Mr. MacSharry: I realise I am not supposed to reply now but if the House agrees I will do so. I welcome Deputy  Carey's contribution and I am glad to know that the scheme has worked. What is being done here does not affect the scheme. What we are doing is trying to improve and enhance the position and, at the same time, to avoid abuse of it.
This amendment is formulated to deal with what I consider to be one of the most disturbing aspects of the Finance Bill. A very serious attack is being made on the relief being awarded to people who have raised home loans. The Minister has decided that the home loan relief régime for income tax purposes will only apply at 90 per cent of its existing level. I intend to spend some time with this amendment and the next amendment discussing the implications of this.
When the Minister introduced his budget he almost used the lines which we had used in our advertising campaign in the general election. The Minister did not actually talk about breaking out of the vicious circle of over-spending leading to high interest rates, to high taxation and to unemployment. He waited until the debate on the Finance Bill to use the phrase “vicious circle”. The Minister took what we advocated as a major economic plan, the reduction of interest rates,  and sought to make it his own. We welcomed that in his budget speech, but then the Minister introduced at least two measures in this Bill which run counter to that stated policy.
The benefits of reduced interest rates are manifold. Obviously if one is in debt and interest rates are down that is good for the person who owes a lot of money. If somebody has a very large house and mortgage rates are down that is good for the householder. The benefits of reduced interest rates are passed on to the householder who, in turn, has more disposable income. The sum of all the increased disposable income from householders should give some little boost to consumer spending. Those are good reasons for reducing interest rates, but the primary reason for reducing interest rates is that rates will come to a level where people and companies with money will invest in risk-taking activity here and it will pay them to take risks rather than to invest in Government paper when interest rates are low. Even with the reductions, the incentive is not there for people or companies with spare cash to invest in risk-taking areas of this economy and, consequently, we have massive unemployment which is rising.
There is obviously a direct relationship between over-expenditure by a Government and unemployment.
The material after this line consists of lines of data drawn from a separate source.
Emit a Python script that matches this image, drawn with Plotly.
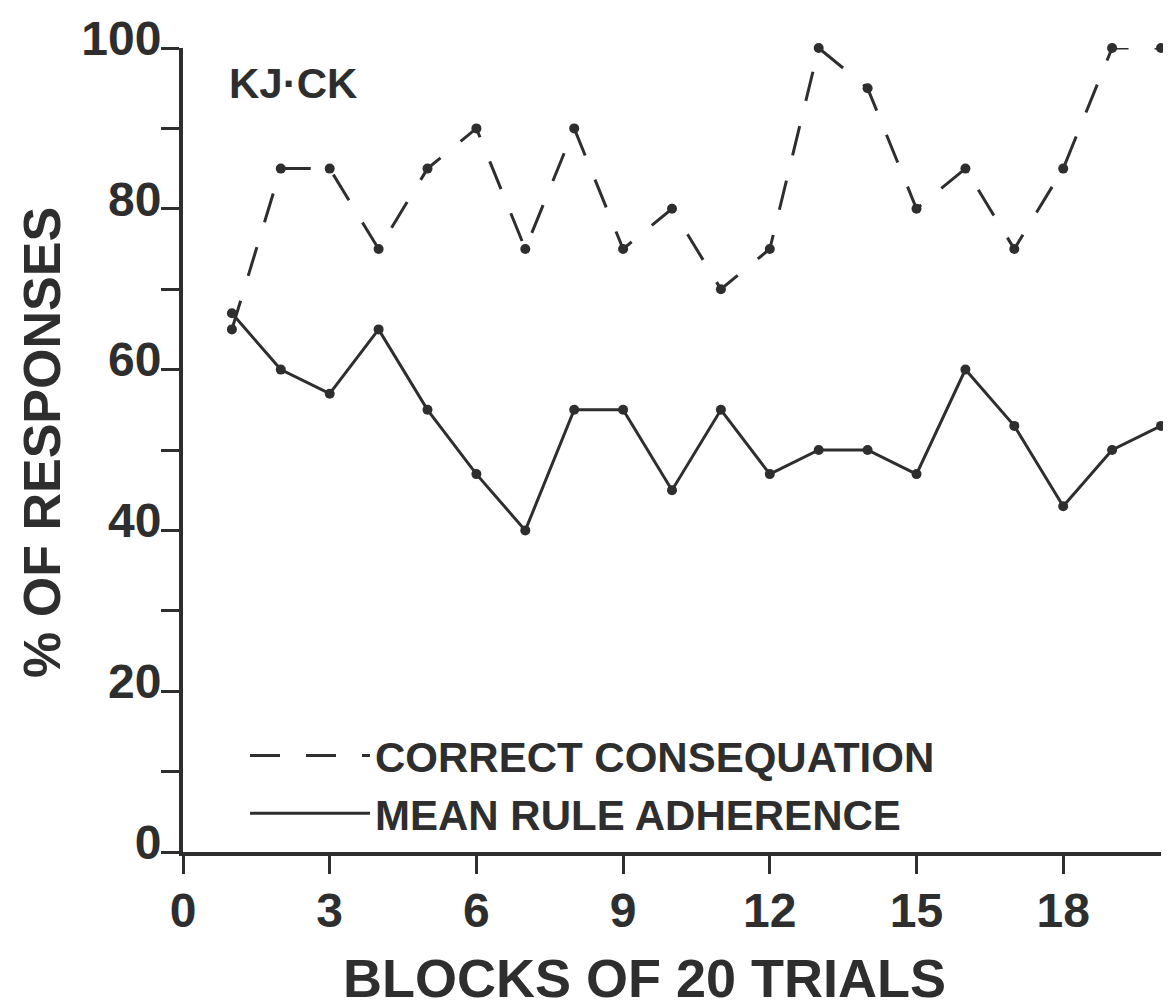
import plotly.graph_objects as go

# blocks of 20 trials
blocks = list(range(1, 21))

correct_consequation = [65, 85, 85, 75, 85, 90, 75, 90, 75, 80,
                        70, 75, 100, 95, 80, 85, 75, 85, 100, 100]
mean_rule_adherence = [67, 60, 57, 65, 55, 47, 40, 55, 55, 45,
                       55, 47, 50, 50, 47, 60, 53, 43, 50, 53]

x_ticks = [0, 3, 6, 9, 12, 15, 18]
y_ticks = [0, 20, 40, 60, 80, 100]
y_minor = [10, 30, 50, 70, 90]

INK = "#2e2e2e"
FONT = "Liberation Sans"

#===========================================================================================================#

def addSeries(fig: go.Figure, y: list, name: str, dash: str) -> None:
    # line carries the legend entry, dots are drawn separately so the legend shows a plain line
    fig.add_trace(go.Scatter(x=blocks, y=y, mode="lines", name=name, cliponaxis=False,
                             line=dict(color=INK, width=3, dash=dash)))
    fig.add_trace(go.Scatter(x=blocks, y=y, mode="markers", showlegend=False, cliponaxis=False,
                             marker=dict(color=INK, size=10)))

fig = go.Figure()
addSeries(fig, correct_consequation, "CORRECT CONSEQUATION", "30px,26px")
addSeries(fig, mean_rule_adherence, "MEAN RULE ADHERENCE", "solid")

fig.update_layout(
    width=1155, height=1000,
    margin=dict(l=175, r=2, t=40, b=156, autoexpand=False),
    paper_bgcolor="white", plot_bgcolor="white",
    font=dict(family=FONT, color=INK, weight="bold"),
    showlegend=True,
    legend=dict(x=0.0634, y=0.162, xanchor="left", yanchor="top",
                font=dict(size=42, family=FONT, color=INK, weight="bold"),
                itemwidth=120, bgcolor="rgba(0,0,0,0)", tracegroupgap=0),
    xaxis=dict(range=[0, 20], tickvals=x_ticks, showgrid=False, zeroline=False,
               showline=True, linecolor=INK, linewidth=4, automargin=False,
               ticks="outside", ticklen=18, tickwidth=3, tickcolor=INK,
               ticklabelstandoff=-5,
               tickfont=dict(size=48, family=FONT, color=INK, weight="bold")),
    yaxis=dict(range=[0, 100], tickvals=y_ticks, showgrid=False, zeroline=False,
               showline=True, linecolor=INK, linewidth=4, automargin=False,
               ticks="outside", ticklen=18, tickwidth=3, tickcolor=INK,
               minor=dict(tickvals=y_minor, ticks="outside",
                          ticklen=18, tickwidth=3, tickcolor=INK),
               ticklabelstandoff=-10, ticklabelshift=-10, ticklabeloverflow="allow",
               tickfont=dict(size=48, family=FONT, color=INK, weight="bold")),
    annotations=[
        dict(text="BLOCKS OF 20 TRIALS", xref="paper", yref="paper", x=0.472, y=-0.1567,
             xanchor="center", yanchor="middle", showarrow=False,
             font=dict(size=54, family=FONT, color=INK, weight="bold")),
        dict(text="% OF RESPONSES", xref="paper", yref="paper", x=-0.1442, y=0.51,
             xanchor="center", yanchor="middle", textangle=-90, showarrow=False,
             font=dict(size=52, family=FONT, color=INK, weight="bold")),
        dict(text="KJ·CK", xref="paper", yref="paper", x=0.045, y=0.956,
             xanchor="left", yanchor="middle", showarrow=False,
             font=dict(size=42, family=FONT, color=INK, weight="bold")),
    ],
)

fig.write_html("out.html")
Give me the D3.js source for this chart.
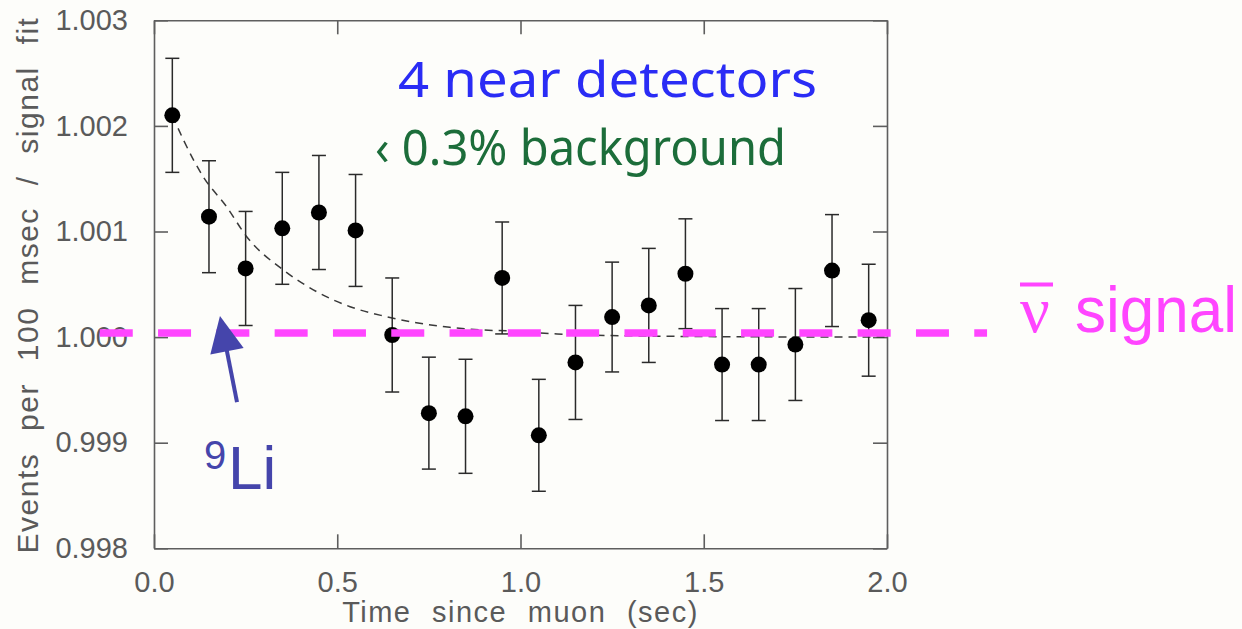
<!DOCTYPE html>
<html>
<head>
<meta charset="utf-8">
<script src="https://cdn.jsdelivr.net/npm/d3@7"></script>
<style>
  body { margin: 0; background: #fdfdfa; }
  svg { display: block; }
</style>
</head>
<body>
<svg id="chart" width="1242" height="629"></svg>
<script>
// data
const times = [0.05, 0.15, 0.25, 0.35, 0.45, 0.55, 0.65, 0.75, 0.85, 0.95,
               1.05, 1.15, 1.25, 1.35, 1.45, 1.55, 1.65, 1.75, 1.85, 1.95];
const ratio = [1.00210, 1.00114, 1.00065, 1.00103, 1.00118, 1.00101, 1.00002, 0.99928, 0.99925, 1.00056,
               0.99907, 0.99976, 1.00019, 1.00030, 1.00060, 0.99974, 0.99974, 0.99993, 1.00063, 1.00016];
const errors = [0.00054, 0.00053, 0.00054, 0.00053, 0.00054, 0.00053, 0.00054, 0.00053, 0.00054, 0.00053,
                0.00053, 0.00054, 0.00052, 0.00054, 0.00052, 0.00053, 0.00053, 0.00053, 0.00053, 0.00053];

// dashed 9Li fit curve
const fitT = [0.05, 0.08, 0.134, 0.198, 0.253, 0.353, 0.444, 0.535, 0.626, 0.716, 0.807, 0.898, 0.971, 1.1, 1.3, 1.5, 1.7, 2.0];
const fitV = [1.00210, 1.00187, 1.00152, 1.001235, 1.000951, 1.000635, 1.00043, 1.000288, 1.0002, 1.000136,
              1.000093, 1.000067, 1.000058, 1.00003, 1.000012, 1.000005, 1.000002, 1.0];

const xTicks = [0, 0.5, 1.0, 1.5, 2.0];
const yTicks = [0.998, 0.999, 1.000, 1.001, 1.002, 1.003];

// magenta signal line (level and time extent)
const signalLevel = 1.00004;
const signalT = [-0.148, 2.273];

const svg = d3.select("#chart");
svg.append("rect").attr("width", 1242).attr("height", 629).attr("fill", "#fdfdfa");

const x = d3.scaleLinear().domain([0, 2]).range([154, 887]);
const y = d3.scaleLinear().domain([0.998, 1.003]).range([548.3, 20.3]);

const axisColor = "#5e5e5e";
const textGray = "#5a5a5a";
const tickFont = "'Liberation Sans', Arial, sans-serif";

function styleAxis(g) {
    g.select(".domain").attr("stroke", axisColor).attr("stroke-width", 1.6);
    g.selectAll(".tick line").attr("stroke", axisColor).attr("stroke-width", 1.6);
    g.selectAll(".tick text").attr("fill", textGray).style("font-family", tickFont).style("font-size", "29px");
}

svg.append("g")
    .attr("transform", "translate(0," + y.range()[0] + ")")
    .call(d3.axisBottom(x).tickValues(xTicks).tickFormat(d3.format(".1f")).tickSize(-14).tickSizeOuter(0).tickPadding(23))
    .call(styleAxis);

svg.append("g")
    .attr("transform", "translate(0," + y.range()[1] + ")")
    .call(d3.axisTop(x).tickValues(xTicks).tickFormat("").tickSize(-14).tickSizeOuter(0))
    .call(styleAxis);

svg.append("g")
    .attr("transform", "translate(" + x.range()[0] + ",0)")
    .call(d3.axisLeft(y).tickValues(yTicks).tickFormat(d3.format(".3f")).tickSize(-14).tickSizeOuter(0).tickPadding(26))
    .call(styleAxis);

svg.append("g")
    .attr("transform", "translate(" + x.range()[1] + ",0)")
    .call(d3.axisRight(y).tickValues(yTicks).tickFormat("").tickSize(-14).tickSizeOuter(0))
    .call(styleAxis);

// axis titles
svg.append("text")
    .attr("x", x(1.0))
    .attr("y", 622)
    .attr("text-anchor", "middle")
    .attr("fill", textGray)
    .style("font-family", tickFont)
    .style("font-size", "29px")
    .style("letter-spacing", "1.5px")
    .style("word-spacing", "11px")
    .text("Time since muon (sec)");

svg.append("text")
    .attr("transform", "translate(38," + 285 + ") rotate(-90)")
    .attr("text-anchor", "middle")
    .attr("fill", textGray)
    .style("font-family", tickFont)
    .style("font-size", "30px")
    .style("letter-spacing", "1.5px")
    .style("word-spacing", "12px")
    .text("Events per 100 msec / signal fit");

// fit curve
const fitLine = d3.line()
    .x(function (d) { return x(d[0]); })
    .y(function (d) { return y(d[1]); })
    .curve(d3.curveMonotoneX);

svg.append("path")
    .datum(fitT.map(function (t, i) { return [t, fitV[i]]; }))
    .attr("d", fitLine)
    .attr("fill", "none")
    .attr("stroke", "#3a3a3a")
    .attr("stroke-width", 1.5)
    .attr("stroke-dasharray", "8 6");

// error bars and points
const points = times.map(function (t, i) { return { t: t, v: ratio[i], e: errors[i] }; });

const bars = svg.append("g").attr("stroke", "#2a2a2a").attr("stroke-width", 1.5);
bars.selectAll("line.err")
    .data(points)
    .enter()
    .append("line")
    .attr("class", "err")
    .attr("x1", function (d) { return x(d.t); })
    .attr("x2", function (d) { return x(d.t); })
    .attr("y1", function (d) { return y(d.v + d.e); })
    .attr("y2", function (d) { return y(d.v - d.e); });
bars.selectAll("line.capTop")
    .data(points)
    .enter()
    .append("line")
    .attr("class", "capTop")
    .attr("x1", function (d) { return x(d.t) - 7; })
    .attr("x2", function (d) { return x(d.t) + 7; })
    .attr("y1", function (d) { return y(d.v + d.e); })
    .attr("y2", function (d) { return y(d.v + d.e); });
bars.selectAll("line.capBot")
    .data(points)
    .enter()
    .append("line")
    .attr("class", "capBot")
    .attr("x1", function (d) { return x(d.t) - 7; })
    .attr("x2", function (d) { return x(d.t) + 7; })
    .attr("y1", function (d) { return y(d.v - d.e); })
    .attr("y2", function (d) { return y(d.v - d.e); });

svg.append("g").selectAll("circle")
    .data(points)
    .enter()
    .append("circle")
    .attr("cx", function (d) { return x(d.t); })
    .attr("cy", function (d) { return y(d.v); })
    .attr("r", 8)
    .attr("fill", "#000");

// signal line
const magenta = "#ff45ff";
svg.append("line")
    .attr("x1", x(signalT[0]))
    .attr("x2", x(signalT[1]))
    .attr("y1", y(signalLevel))
    .attr("y2", y(signalLevel))
    .attr("stroke", magenta)
    .attr("stroke-width", 7.5)
    .attr("stroke-dasharray", "33 25.3");

// nu-bar signal label
svg.append("text")
    .attr("x", 1020)
    .attr("y", 332)
    .attr("fill", magenta)
    .style("font-family", "'Liberation Serif', 'Times New Roman', serif")
    .style("font-size", "66px")
    .text("ν");
svg.append("line")
    .attr("x1", 1020).attr("x2", 1053)
    .attr("y1", 284.5).attr("y2", 284.5)
    .attr("stroke", magenta)
    .attr("stroke-width", 4);
svg.append("text")
    .attr("x", 1075)
    .attr("y", 332)
    .attr("fill", magenta)
    .attr("textLength", 162)
    .attr("lengthAdjust", "spacingAndGlyphs")
    .style("font-family", tickFont)
    .style("font-size", "64px")
    .text("signal");

// 9Li annotation
const liColor = "#4545ab";
const tail = [x(0.2265), y(0.999385)];
const tip = [x(0.18), y(1.0002)];
const dx = tip[0] - tail[0], dy = tip[1] - tail[1];
const len = Math.sqrt(dx * dx + dy * dy);
const ux = dx / len, uy = dy / len;
const headLen = 36, headHalf = 17;
const base = [tip[0] - ux * headLen, tip[1] - uy * headLen];
svg.append("line")
    .attr("x1", tail[0]).attr("y1", tail[1])
    .attr("x2", base[0] + ux * 4).attr("y2", base[1] + uy * 4)
    .attr("stroke", liColor)
    .attr("stroke-width", 4);
svg.append("polygon")
    .attr("points", [
        tip,
        [base[0] - uy * headHalf, base[1] + ux * headHalf],
        [base[0] + uy * headHalf, base[1] - ux * headHalf]
    ].map(function (p) { return p.join(","); }).join(" "))
    .attr("fill", liColor);

svg.append("text")
    .attr("x", 204)
    .attr("y", 469)
    .attr("fill", liColor)
    .style("font-family", tickFont)
    .style("font-size", "40px")
    .text("9");
svg.append("text")
    .attr("x", 228)
    .attr("y", 489)
    .attr("fill", liColor)
    .style("font-family", tickFont)
    .style("font-size", "62px")
    .text("Li");

// headline notes
svg.append("text")
    .attr("x", 398)
    .attr("y", 97)
    .attr("fill", "#2a2cf5")
    .attr("textLength", 419)
    .attr("lengthAdjust", "spacingAndGlyphs")
    .style("font-family", "'Comic Sans MS', 'Noto Sans', sans-serif")
    .style("font-size", "50px")
    .text("4 near detectors");

svg.append("text")
    .attr("x", 375)
    .attr("y", 165)
    .attr("fill", "#1c6d3a")
    .attr("textLength", 411)
    .attr("lengthAdjust", "spacingAndGlyphs")
    .style("font-family", "'Comic Sans MS', 'Noto Sans', sans-serif")
    .style("font-size", "50px")
    .text("‹ 0.3% background");
</script>
</body>
</html>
There is an even more direct relationship between the lack of investment in an economy and unemployment. If people and companies do not invest there will be fewer jobs. If people and companies do not invest in new activity there is no hope for the myriad of young people who will remain unemployed. If we look at what has happened over the past while, not alone do we see this massive purchase of Government paper rather than taking any risk in the job creating area, but we also see our major multinational successful companies investing outside the country. Many of our successful companies are going into North America and taking risks there because the opportunity to make money there is greater than at home. The Minister knows this and he can argue as effectively as I can. Within  that scheme of things, and if the name of the game is lower interest, rates, I cannot see why the benefits of lower interest rates cannot be passed on to the most harassed sector of our population.